One exception to this is juveniles. Juvenile defendants’ are not published in the paper. It may be that the driver in the story was a juvenile.
Sometimes, the media will figure that a particular case is of particular interest. In such situations, reporters, and sometimes cameras, will show up in and out of the courtroom to film and report on what is going on. In such cases, this will follow the case until completion.
Usually, I find that there is particular interest in the beginning of a case as well as when the case ends…especially if it ends with a conviction.
“But, Sam, can’t that effect how the case is handled?”
In my experience, it often does. I have handled high profile matters both as a prosecutor (in New York) and defense attorney “(Massachusetts). It can effect the criminal investigation as well as the resulting prosecution.

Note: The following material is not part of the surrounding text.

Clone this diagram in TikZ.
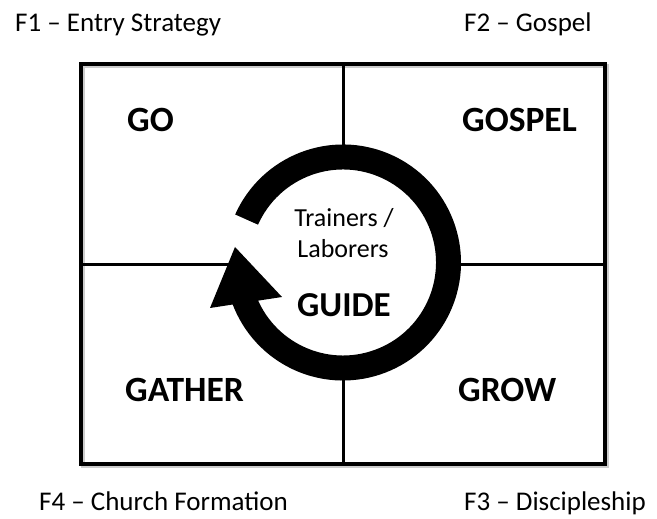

I can tell you that the amount of press interest usually does effect how the prosecution handles a case. This is not a huge surprise. Remember…the prosecutor’s office is run by an elected official usually…such as a District Attorney. A District Attorney is a politician. She is either re-elected or she is out of office.
In connection with this, as I have been known to point out ad nauseam, nobody is ever considered for seeming “too tough” on crime. Thus, you can be sure that a matter that is being prosecuted is going to get extra scrutiny by law enforcement if it is high profile.
On the other hand, I have also seen cases when the District Attorney will refuse to prosecute a case. I have been involved in matters, representing the victim, when the victim claims to have been raped…only to hear the DA’s Office proclaim that, “We believe that this happened to you,” but refuse to take the case.
“Why? Because they feel that they will not win?”
That is my opinion. My clients and I have been told, however, that there is not enough “prima facie” evidence.
“What is that?”
Basically, enough for a matter to even be considered by a jury as a matter of law. The standard is incredibly low. I have seen cases with less evidence than these cases to which I refer be prosecuted by the very same DA Offices.
In my opinion, the decision is made because of the potential embarrassment. On the other hand, why they take some other weak matters to trial but won’t accept others…who knows?”
I have learned long ago not to expect anything resembling consistency in the criminal justice system.
On that happy note…have a great, safe and law abiding weekend!